My friends, this week I'm drawing from chapter 5 (Peaceful Kids) of our book, Not Alone. I find more and more that our choices are the starting points of success, whether that be in attaining goals or pressing in for breakthroughs. One of the greatest gifts we can teach our children is to help them understand that they have this ability and to help them cultivate and use it wisely. And choice is powerful.
Part of that process is being very careful to listen to what our children are saying and often reading between the lines. Because above all else, our children need to know that we, their parents, and their homes are safe places. Some kids are great about just telling you exactly what happened during their day. Others, not so much.
My girls fell into the latter category. Their sensitivity tended to make them more inwardly reflective to process their day or a challenging situation. Initially they’d seem cranky and difficult. Or they’d react unreasonably to something I would mention they or we needed to do.
That was my clue to ask, “What happened today?”
Our children need to know they are valued and heard. They need this foundation, to know they have a voice, starting at home. When we build this place of safety for them, we do two things in our children:
- We give them confidence in who they are and are created to be.
- We give them a safe environment to figure out who they are and are created to be with permission to fail in order to learn. No fear of failure.
With this building foundation, they are more equipped in their classrooms, playgrounds and with friends. We want to give our children this sense of peace and grounding in who they are so that they will make choices from a place of confidence and safety, not insecurity and fear. This is the foundation that will make a difference for them in situations where they are faced with peer pressure, temptations and persecution for their beliefs.

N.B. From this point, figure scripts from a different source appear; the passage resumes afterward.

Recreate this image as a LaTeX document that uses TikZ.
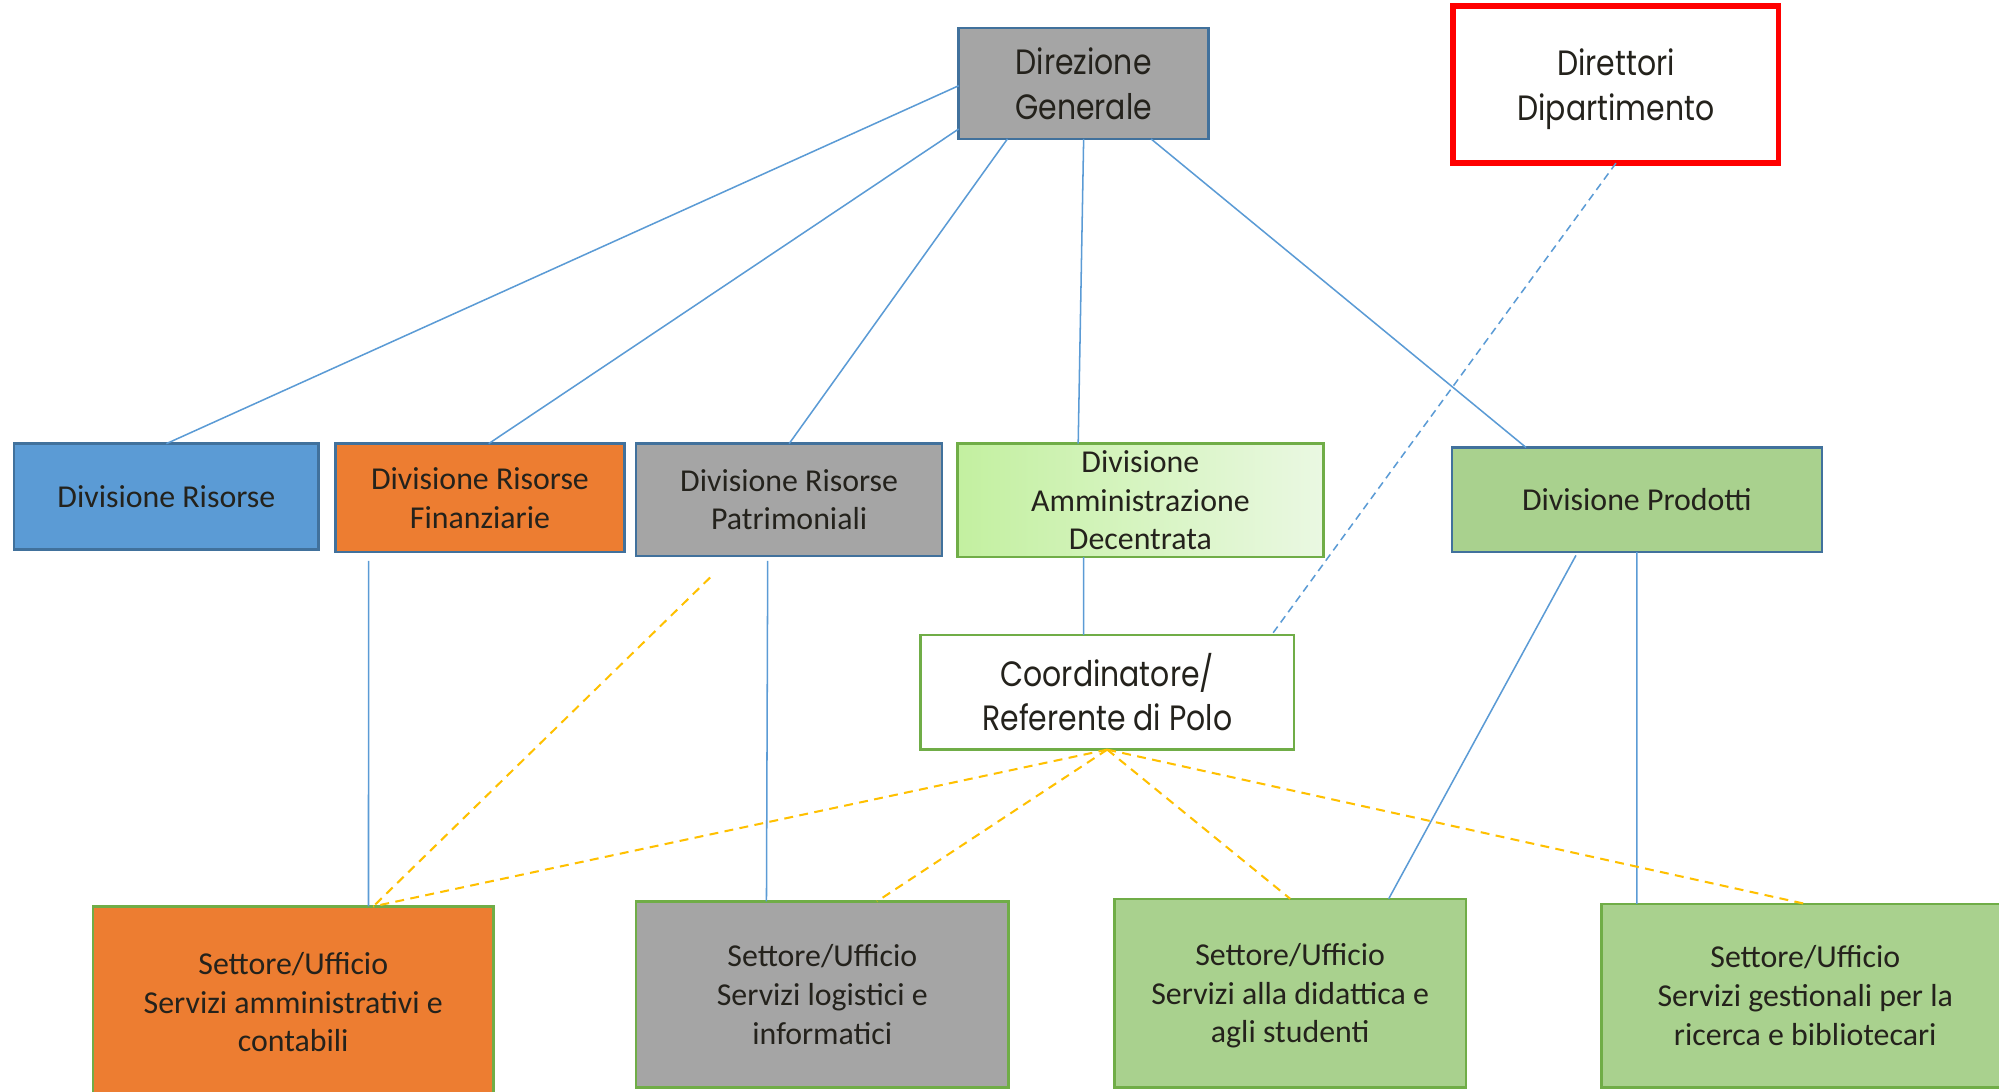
\documentclass[tikz,border=0pt]{standalone}
\usepackage{fontspec}
\setmainfont{Carlito}
\newfontfamily\geo[FakeStretch=0.85]{Poppins}
\usetikzlibrary{calc}
\definecolor{cblue}{HTML}{5B9BD5}
\definecolor{bblue}{HTML}{41719C}
\definecolor{corange}{HTML}{ED7D31}
\definecolor{cgray}{HTML}{A5A5A5}
\definecolor{cgreen}{HTML}{A9D18E}
\definecolor{bgreen}{HTML}{70AD47}
\definecolor{gleft}{HTML}{C3F0A0}
\definecolor{gright}{HTML}{EAF8E2}
\definecolor{cyellow}{HTML}{FFC000}
\definecolor{txt}{HTML}{24221C}
\definecolor{cred}{HTML}{FF0000}
\tikzset{
  box/.style={draw, rectangle, inner sep=0pt, outer sep=0pt, align=center, text=txt,
    font=\fontsize{12.5}{15.2}\selectfont},
  bluebox/.style={box, draw=bblue, line width=1pt},
  greenbox/.style={box, draw=bgreen, line width=1pt},
  geobox/.style={font=\geo\fontsize{13.8}{17.5}\selectfont},
  link/.style={draw=cblue, line width=0.6pt},
  dlink/.style={draw=cblue, line width=0.6pt, dash pattern=on 3pt off 2pt},
  ylink/.style={draw=cyellow, line width=0.8pt, dash pattern=on 3.5pt off 2.5pt},
}
\begin{document}
\begin{tikzpicture}[x=0.5pt,y=-0.5pt]
\useasboundingbox (0,0) rectangle (1568,856);

% top level
\node[bluebox, geobox, fill=cgray, minimum width=98pt, minimum height=43.5pt] (dg) at (850,65.5) {Direzione\\Generale};
\node[box, geobox, draw=cred, line width=2.3pt, fill=white, minimum width=127.5pt, minimum height=61.5pt, text depth=0pt] (dd) at (1267.5,66.5) {Direttori\\Dipartimento};

% divisions
\node[bluebox, fill=cblue, minimum width=119.5pt, minimum height=41.5pt] (dr) at (130.5,389.5) {Divisione Risorse};
\node[bluebox, fill=corange, minimum width=113.5pt, minimum height=42.5pt] (drf) at (376.5,390.5) {Divisione Risorse\\Finanziarie};
\node[bluebox, fill=cgray, minimum width=120pt, minimum height=44pt] (drp) at (619,392) {Divisione Risorse\\Patrimoniali};
\node[greenbox, left color=gleft, right color=gright, minimum width=143.5pt, minimum height=44.5pt] (dad) at (894.5,392.5) {Divisione\\Amministrazione\\Decentrata};
\node[bluebox, fill=cgreen, minimum width=145pt, minimum height=41pt] (dp) at (1284,392) {Divisione Prodotti};

% coordinator
\node[greenbox, geobox, fill=white, minimum width=146.5pt, minimum height=45pt] (co) at (868.5,543) {Coordinatore/\\Referente di Polo};

% sectors
\node[greenbox, fill=corange, minimum width=157pt, minimum height=75pt] (s1) at (230,786) {Settore/Ufficio\\Servizi amministrativi e\\contabili};
\node[greenbox, fill=cgray, minimum width=146pt, minimum height=73pt] (s2) at (645,780) {Settore/Ufficio\\Servizi logistici e\\informatici};
\node[greenbox, fill=cgreen, minimum width=138pt, minimum height=74pt, text depth=0pt] (s3) at (1012,779) {Settore/Ufficio\\Servizi alla didattica e\\agli studenti};
\node[greenbox, fill=cgreen, minimum width=160pt, minimum height=72pt] (s4) at (1416,781) {Settore/Ufficio\\Servizi gestionali per la\\ricerca e bibliotecari};

% solid blue connectors
\draw[link] ($(dg.north west)!0.52!(dg.south west)$) -- (dr.north);
\draw[link] ($(dg.north west)!0.91!(dg.south west)$) -- ($(drf.north west)!0.53!(drf.north east)$);
\draw[link] ($(dg.south west)!0.195!(dg.south east)$) -- ($(drp.north west)!0.50!(drp.north east)$);
\draw[link] (dg.south) -- ($(dad.north west)!0.33!(dad.north east)$);
\draw[link] ($(dg.south west)!0.77!(dg.south east)$) -- ($(dp.north west)!0.20!(dp.north east)$);
\draw[link] ($(dad.south west)!0.345!(dad.south east)$) -- ($(co.north west)!0.437!(co.north east)$);
\draw[link, shorten <=3.5pt] ($(drf.south west)!0.115!(drf.south east)$) -- ($(s1.north west)!0.688!(s1.north east)$);
\draw[link, shorten <=2pt] ($(drp.south west)!0.43!(drp.south east)$) -- ($(s2.north west)!0.35!(s2.north east)$);
\draw[link, shorten <=1.5pt] ($(dp.south west)!0.34!(dp.south east)$) -- ($(s3.north west)!0.78!(s3.north east)$);
\draw[link] (dp.south) -- ($(s4.north west)!0.0875!(s4.north east)$);

% dashed blue
\draw[dlink] (dd.south) -- ($(co.north west)!0.94!(co.north east)$);

% yellow dashed
\coordinate (yfree) at (557,453);
\coordinate (s1top) at ($(s1.north west)!0.70!(s1.north east)$);
\draw[ylink] (yfree) -- (s1top);
\draw[ylink] (co.south) -- (s1top);
\draw[ylink] (co.south) -- ($(s2.north west)!0.647!(s2.north east)$);
\draw[ylink] (co.south) -- (s3.north);
\draw[ylink] (co.south) -- (s4.north);
\end{tikzpicture}
\end{document}
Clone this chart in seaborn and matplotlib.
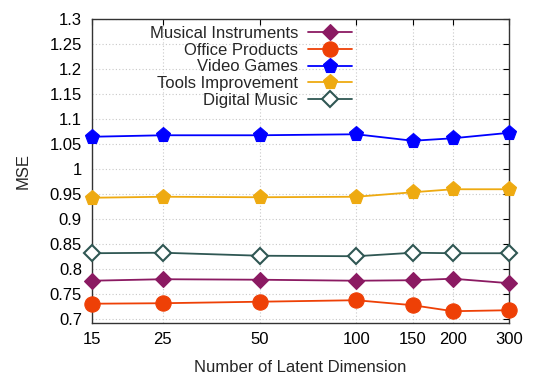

My friends, we want to pour the truths of God’s Word into our children to inspire them to greatness. It’s about building a legacy, not legalism. Legalism will tell them what they can’t do. Legacy inspires them to overcome and walk in faith and integrity. These are the future world changers who will bring Christ to the nations.
How do we do that?
- Give your child a voice. Teach them to understand their opinion matters and that they can share these opinions in respectful and loving ways (Colossians 3:12). The choice here is, when to speak and when not to. Each challenge your child deals with in school—whether it be with a teaching that is clearly contrary to their biblical beliefs, dealing with bullies, or making friends—will present choices. When we listen first, we can walk our children through these situations and help them see the right way to go. Along with a lot of prayer! Remember, God’s Word says if we need wisdom to ask for it. So ask (James 1:5).
- Give your child a reason. Our children need our help to see the bigger picture. Why can’t they watch and do all they same things their friends do? If they were hanging out with Jesus, would they ask Him to come along to watch that movie or to do that activity? What’s really at stake? One, our children’s minds and hearts. When we help our kids understand that we are called to walk in integrity, humility, love and mercy (Ephesians 4:2), they will make more thoughtful choices. Especially if we are modeling it. Even as a adults now, my daughters know I’m very picky about what movies I watch. There are places I just can’t go with mind and heart. They’ll even tell me, “Mom, you won’t want to watch that movie.” And now I’m seeing them make similar choices. The choice here is about about discerning and choosing wisely, along with not being afraid of what others will think (Galatians 1:10).
- Give your child a cause. First reactions are often judgmental ones. We are quick to assume a person’s ill temper toward us is personal when that isn’t the case at all. So many people, including children, are walking this planet bereft of hope. And we are just a convenient target for them to vent their frustration. Helping our children to see beyond what they “see” is part of teaching them to see and love people like Jesus did. That’s our cause. It’s a delicate place to teach because our children can mistake our attempts to help them see beyond their own pain as taking sides with the one who hurt them. Our challenge is to make it clear we understand they were hurt, but let’s not stay there. What can we do about it? How does Jesus want us “see” the situation? Work together with your child to find the answers. The choice here is to do what is right according to God’s truth. And right choices build a lifestyle of forgiveness, integrity, humility and honor (Micah 6:8).
The amazing thing is that as we help our children to learn and grow in these ways, we wind up influencing their friends when they are in our homes, and our children influence their friends at school. It builds and lives are changed!
My friends, I will stop here before it becomes another book! On Thursday, we will talk more about godly choices in a tougher area—helping our kids to choose between what is good and God’s best for them, especially in today’s culture that offers so much with the added implication that we have to do it all. This is challenging for us too, yes?
Question: In what situation have you helped your child that required a choice—what did you do and how did you help them reach the right choice? Or didn’t. Sometimes our kids wind up learning some things the hard way, just like we do.
Love you so much, SUMites! As school has started and is starting, please know that I am praying for you and your children. Hugs!